Late last year, Alaska Air (ALK 4.71%) made a big bet on the Boeing (BA -0.20%) 737 MAX as it plotted its post-pandemic recovery. The company expanded its order book, including both purchases and leases, to a total of 68 737 MAX 9s, with deliveries between 2021 and 2024. Meanwhile, it announced plans to retire all of its 61 remaining Airbus A319s and A320s by the summer of 2023.

During 2021, the West Coast airline has become more confident about its long-term recovery trajectory. As a result, Alaska just exercised options for additional jet orders for the second time this year.

A strong earnings recovery

In the second quarter, Alaska Airlines' revenue nearly doubled sequentially to $1.53 billion. Passenger demand improved rapidly over the course of the quarter. By June, the airline's adjusted pre-tax margin had recovered to a solid 14%.

For the full quarter, Alaska posted a small adjusted net loss of $38 million. But including the benefit of government payroll support grants, it earned $397 million and generated $840 million of cash from operations. This allowed the company to end the quarter with nearly $4 billion of cash and investments, compared with $4.7 billion of debt and lease liabilities.

Alaska Airlines planes parked at airport gates.

Image source: Alaska Airlines.

Alaska Air's third-quarter guidance implied that the airline would record a double-digit pre-tax margin this quarter. While the recent surge of COVID-19 cases associated with the Delta variant may cause Alaska to miss its forecast, it should be comfortably profitable. That would be an impressive achievement given that the pandemic isn't over yet, and it bodes well for a full recovery within a couple of years.

Making the order book match demand

Even after expanding its Boeing 737 MAX order book last year, Alaska Air ended 2020 without enough orders to support a full recovery by 2023. Prior to the pandemic, the low-fare airline had planned to end 2020 with 246 jets in its mainline fleet. By contrast, its fleet plan entering 2021 called for just 232 mainline aircraft at the end of 2022 and no fleet growth in 2023.

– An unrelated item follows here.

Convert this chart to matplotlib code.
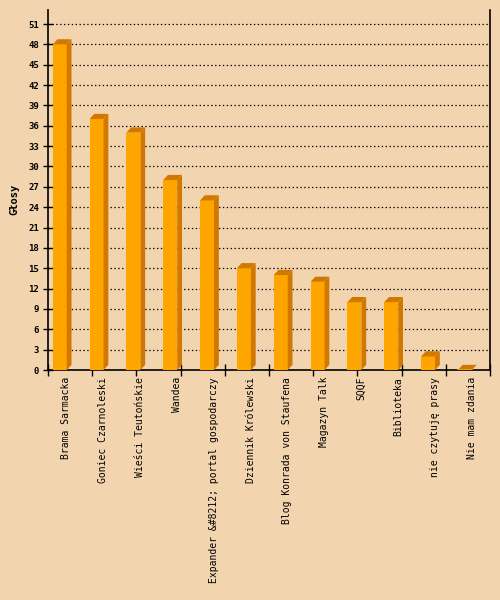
import numpy as np
import matplotlib
matplotlib.use("Agg")
import matplotlib.pyplot as plt
from matplotlib.patches import Polygon

categories = ["Brama Sarmacka", "Goniec Czarnoleski", "Wieści Teutońskie", "Wandea",
              "Expander &#8212; portal gospodarczy", "Dziennik Królewski",
              "Blog Konrada von Staufena", "Magazyn Talk", "SQQF", "Biblioteka",
              "nie czytuję prasy", "Nie mam zdania"]
votes = [48, 37, 35, 28, 25, 15, 14, 13, 10, 10, 2, 0]
yticks = list(range(0, 52, 3))

BG = "#F2D4AF"
FRONT = "#FFA500"
SIDE = "#D07800"
MONO = "DejaVu Sans Mono"

fig = plt.figure(figsize=(5, 6), dpi=100, facecolor=BG)
ax = fig.add_axes([48 / 500, 230 / 600, 442 / 500, 360 / 600])
ax.set_facecolor(BG)

n = len(categories)
ax.set_xlim(-0.5, n - 0.5)
ax.set_ylim(0, 53.07)

# bar geometry (in slot units / value units)
off = 0.128
w = 0.38
dx = 0.13
dy = 0.76

for i, v in enumerate(votes):
    xl = i - 0.5 + off
    xr = xl + w
    ax.bar(xl, v, width=w, align="edge", color=FRONT, zorder=3, linewidth=0)
    side = Polygon([(xr, 0), (xr + dx, dy), (xr + dx, v + dy), (xr, v)],
                   closed=True, facecolor=SIDE, edgecolor="none", zorder=3)
    top = Polygon([(xl, v), (xl + dx, v + dy), (xr + dx, v + dy), (xr, v)],
                  closed=True, facecolor=SIDE, edgecolor="none", zorder=3)
    ax.add_patch(side)
    ax.add_patch(top)
    if v == 0:
        ax.plot([xl, xr], [0, 0], color=FRONT, lw=1.2, zorder=4)

# grid
for t in yticks[1:]:
    ax.axhline(t, color="black", lw=0.9, linestyle=(0, (1.1, 2.0)), zorder=1)

ax.set_yticks(yticks)
ax.set_yticklabels([str(t) for t in yticks], fontfamily=MONO, fontsize=6.5, fontweight="bold")
ax.tick_params(axis="y", direction="inout", length=7, width=1, pad=3)

ax.set_xticks(range(n))
ax.set_xticklabels(categories, rotation=90, fontfamily=MONO, fontsize=7,
                   va="top", ha="center")
ax.tick_params(axis="x", which="major", length=0, pad=5)
ax.set_xticks(-0.5 + 1.2 * np.arange(11), minor=True)
ax.tick_params(axis="x", which="minor", direction="inout", length=8, width=1)

for s in ["left", "right", "bottom"]:
    ax.spines[s].set_linewidth(1.2)
    ax.spines[s].set_color("black")
ax.spines["top"].set_visible(False)

fig.text(14 / 500, 1 - 199 / 600, "Głosy", rotation=90, ha="center", va="center",
         fontfamily=MONO, fontsize=7.5, fontweight="bold")

fig.savefig("out.png", dpi=100, facecolor=BG)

In May, Alaska exercised options for 13 more Boeing 737 MAX 9s, with nine to be delivered in 2023 and the rest in 2024. That put it in better position to restore capacity over the next two years. That said, this still would have left the carrier with just 241 mainline aircraft exiting 2023, i.e., smaller than it had initially intended to be at the end of 2020.

Not surprisingly, Alaska Airlines recently exercised another 12 737 MAX 9 options. Boeing will deliver 10 of the incremental orders in 2023 and the other two in 2024. This would expand Alaska's mainline fleet to 251 aircraft by the end of 2023, all else equal. Interestingly, the airline now has 18 firm orders for 2024, which could support significant fleet growth in that year.

An Alaska Airlines 737 MAX 9 parked on the tarmac.

Image source: Alaska Airlines.

In conjunction with its recent order, Alaska secured 25 additional 737 MAX options to replenish the ones it has exercised this year. It can exercise those options for deliveries between 2023 and 2026.

Good for both sides

In the near term, investors must brace for volatility in air travel demand. Nevertheless, it has become clear this year that the pandemic created a huge backlog of pent-up demand that will drive a strong rebound for airlines as people become more comfortable with traveling.

Alaska's recent aircraft orders will position it to capitalize on that demand recovery over the next few years. Moreover, the Boeing 737 MAX 9 has much lower unit costs than the planes Alaska Airlines is retiring. That will help the airline emerge from the pandemic with higher margins than it recorded in 2018 and 2019.

As for Boeing, the options Alaska has exercised in 2021 won't go far toward offsetting all of the orders canceled by struggling airlines over the past two years. Still, it's a start -- and Alaska's willingness to take over 30 deliveries annually in 2022 and 2023 will buy Boeing time to line up more customers.